• STATED EXERCISE: Read through the data and report every line in which the word "chart" occurs.

• INFORMATION SHOWN:
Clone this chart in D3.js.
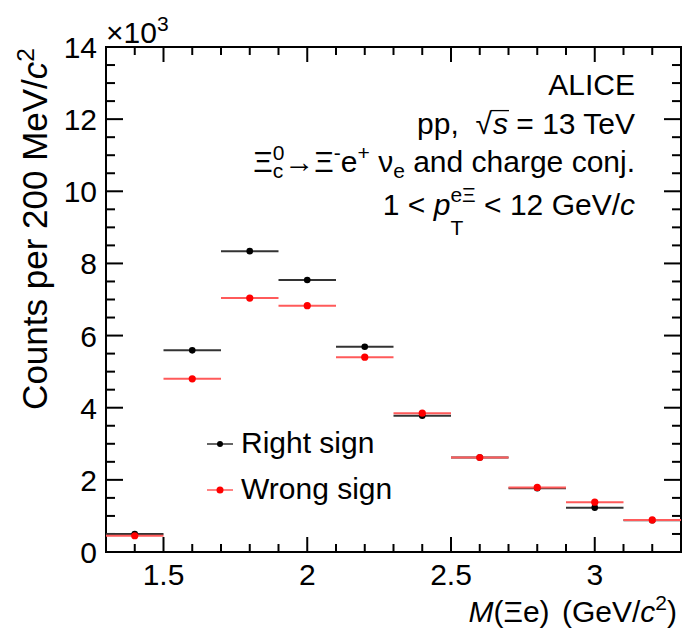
<!DOCTYPE html>
<html>
<head>
<meta charset="utf-8">
<script src="https://cdn.jsdelivr.net/npm/d3@7"></script>
<style>
  html, body { margin: 0; padding: 0; background: #fff; }
  svg { display: block; }
  text { font-family: "Liberation Sans", Helvetica, Arial, sans-serif; fill: #000; }
</style>
</head>
<body>
<svg id="chart" width="687" height="629"></svg>
<script>
// Invariant-mass bins (GeV/c^2): centres and half-width
const binCenters = [1.4, 1.6, 1.8, 2.0, 2.2, 2.4, 2.6, 2.8, 3.0, 3.2];
const binHalfWidth = 0.1;
// Counts per bin, in units of 10^3
const rightSign = [0.50, 5.59, 8.34, 7.54, 5.69, 3.78, 2.62, 1.77, 1.23, 0.88];
const wrongSign = [0.45, 4.80, 7.04, 6.83, 5.40, 3.85, 2.62, 1.79, 1.38, 0.89];
// Axis ticks
const xTickValues = [1.5, 2, 2.5, 3];
const xTickLabels = ["1.5", "2", "2.5", "3"];
const yTickValues = [0, 2, 4, 6, 8, 10, 12, 14];
const yTickLabels = ["0", "2", "4", "6", "8", "10", "12", "14"];

const svg = d3.select("#chart");
const pLeft = 106, pRight = 681, pTop = 47, pBottom = 552;
const x = d3.scaleLinear().domain([1.3, 3.3]).range([pLeft, pRight]);
const y = d3.scaleLinear().domain([0, 14]).range([pBottom, pTop]);

const FS = 30;      // labels, legend and info text
const FS_YT = 35;   // y-axis title

// Frame
svg.append("rect").attr("x", pLeft).attr("y", pTop)
  .attr("width", pRight - pLeft).attr("height", pBottom - pTop)
  .attr("fill", "none").attr("stroke", "#000").attr("stroke-width", 2);

// Ticks (drawn inward on all four sides)
const xMinor = d3.range(1.3, 3.3001, 0.1).map(v => +v.toFixed(2));
const yMinor = d3.range(0, 14.001, 0.5).map(v => +v.toFixed(2));
const ticks = svg.append("g").attr("stroke", "#000").attr("stroke-width", 2);
xMinor.forEach(v => {
  const major = Math.abs(v * 2 - Math.round(v * 2)) < 1e-6;
  const len = major ? 15 : 8;
  ticks.append("line").attr("x1", x(v)).attr("x2", x(v)).attr("y1", pBottom).attr("y2", pBottom - len);
  ticks.append("line").attr("x1", x(v)).attr("x2", x(v)).attr("y1", pTop).attr("y2", pTop + len);
});
yMinor.forEach(v => {
  const major = Math.abs(v / 2 - Math.round(v / 2)) < 1e-6;
  const len = major ? 17 : 9;
  ticks.append("line").attr("x1", pLeft).attr("x2", pLeft + len).attr("y1", y(v)).attr("y2", y(v));
  ticks.append("line").attr("x1", pRight).attr("x2", pRight - len).attr("y1", y(v)).attr("y2", y(v));
});

// Tick labels
svg.append("g").selectAll("text").data(xTickValues).join("text")
  .attr("x", d => x(d)).attr("y", pBottom + 33)
  .attr("text-anchor", "middle").attr("font-size", FS)
  .text((d, i) => xTickLabels[i]);
svg.append("g").selectAll("text").data(yTickValues).join("text")
  .attr("x", pLeft - 9).attr("y", d => y(d) + 11)
  .attr("text-anchor", "end").attr("font-size", FS)
  .text((d, i) => yTickLabels[i]);

// Exponent label
const ex = svg.append("text").attr("x", pLeft).attr("y", 43).attr("font-size", FS);
ex.append("tspan").text("\u00d710");
ex.append("tspan").attr("dy", -12).attr("font-size", FS * 0.7).text("3");

// Rich-text line: one <text> per line, tspans placed left to right;
// a "stack" entry puts a superscript and a subscript at the same x.
function richLine(parent, pieces, xRight, baseline, size) {
  const g = parent.append("g");
  const t = g.append("text").style("white-space", "pre");
  let cx = 0;
  pieces.forEach(p => {
    if (p.stack) {
      let w = 0;
      p.stack.forEach(s => {
        const ts = t.append("tspan").attr("x", cx).attr("y", baseline + s.dy)
          .attr("font-size", size * (s.scale || 0.7)).text(s.t);
        w = Math.max(w, ts.node().getComputedTextLength());
      });
      cx += w;
    } else {
      const ts = t.append("tspan").attr("x", cx).attr("y", baseline + (p.dy || 0))
        .attr("font-size", size * (p.scale || 1)).text(p.t);
      if (p.italic) ts.attr("font-style", "italic");
      const w = ts.node().getComputedTextLength();
      if (p.overline) {
        g.append("line").attr("x1", cx - 2).attr("x2", cx + w + 1)
          .attr("y1", baseline - size * 0.78).attr("y2", baseline - size * 0.78)
          .attr("stroke", "#000").attr("stroke-width", 1.3);
      }
      cx += w + (p.gap || 0);
    }
  });
  g.attr("transform", `translate(${xRight - cx},0)`);
  return g;
}

const info = svg.append("g");
richLine(info, [{ t: "ALICE" }], 635, 95, FS);
richLine(info, [{ t: "pp,  " }, { t: "\u221a", gap: 1 }, { t: "s", italic: true, overline: true }, { t: " = 13 TeV" }], 635, 134, FS);
richLine(info, [
  { t: "\u039e" },
  { stack: [{ t: "0", dy: -12 }, { t: "c", dy: 6 }] },
  { t: "\u2192" }, { t: "\u039e" },
  { t: "-", dy: -12, scale: 0.7 },
  { t: "e" },
  { t: "+", dy: -12, scale: 0.7 },
  { t: " \u03bd" },
  { t: "e", dy: 6, scale: 0.7 },
  { t: " and charge conj." }
], 635, 172, FS);
richLine(info, [
  { t: "1 < " },
  { t: "p", italic: true },
  { stack: [{ t: "e\u039e", dy: -13 }, { t: "T", dy: 20 }] },
  { t: " < 12 GeV/" },
  { t: "c", italic: true }
], 635, 215, FS);

// Axis titles
const yt = svg.append("text").attr("transform", "translate(47,48) rotate(-90)")
  .attr("text-anchor", "end").attr("font-size", FS_YT);
yt.append("tspan").text("Counts per 200 MeV/");
yt.append("tspan").attr("font-style", "italic").text("c");
yt.append("tspan").attr("dy", -13).attr("font-size", FS_YT * 0.7).text("2");

const xt = svg.append("text").attr("x", 677).attr("y", 622)
  .attr("text-anchor", "end").attr("font-size", FS);
xt.append("tspan").attr("font-style", "italic").text("M");
xt.append("tspan").text("(\u039ee)");
xt.append("tspan").attr("dx", 4).text(" (GeV/");
xt.append("tspan").attr("font-style", "italic").text("c");
xt.append("tspan").attr("dy", -12).attr("font-size", FS * 0.7).text("2");
xt.append("tspan").attr("dy", 12).text(")");

// Data series: horizontal bin-width bars with markers
function drawSeries(values, lineColor, markColor, r) {
  const g = svg.append("g");
  g.selectAll("line").data(values).join("line")
    .attr("x1", (d, i) => x(binCenters[i] - binHalfWidth))
    .attr("x2", (d, i) => x(binCenters[i] + binHalfWidth))
    .attr("y1", d => y(d)).attr("y2", d => y(d))
    .attr("stroke", lineColor).attr("stroke-width", 2);
  g.selectAll("circle").data(values).join("circle")
    .attr("cx", (d, i) => x(binCenters[i])).attr("cy", d => y(d))
    .attr("r", r).attr("fill", markColor);
}
drawSeries(rightSign, "#333", "#000", 3.3);
drawSeries(wrongSign, "#ff5a5a", "#ff0000", 3.6);

// Legend
const legend = svg.append("g");
[["Right sign", "#333", "#000", 3], ["Wrong sign", "#ff5a5a", "#ff0000", 3.5]].forEach((e, i) => {
  const cy = 444 + i * 46;
  legend.append("line").attr("x1", 207).attr("x2", 233).attr("y1", cy).attr("y2", cy)
    .attr("stroke", e[1]).attr("stroke-width", 1.5);
  legend.append("circle").attr("cx", 220).attr("cy", cy).attr("r", e[3]).attr("fill", e[2]);
  legend.append("text").attr("x", 241).attr("y", cy + 9).attr("font-size", FS).text(e[0]);
});
</script>
</body>
</html>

• RESPONSE BELOW:
Clone this chart in D3.js.
<svg id="chart" width="687" height="629"></svg>
const svg = d3.select("#chart");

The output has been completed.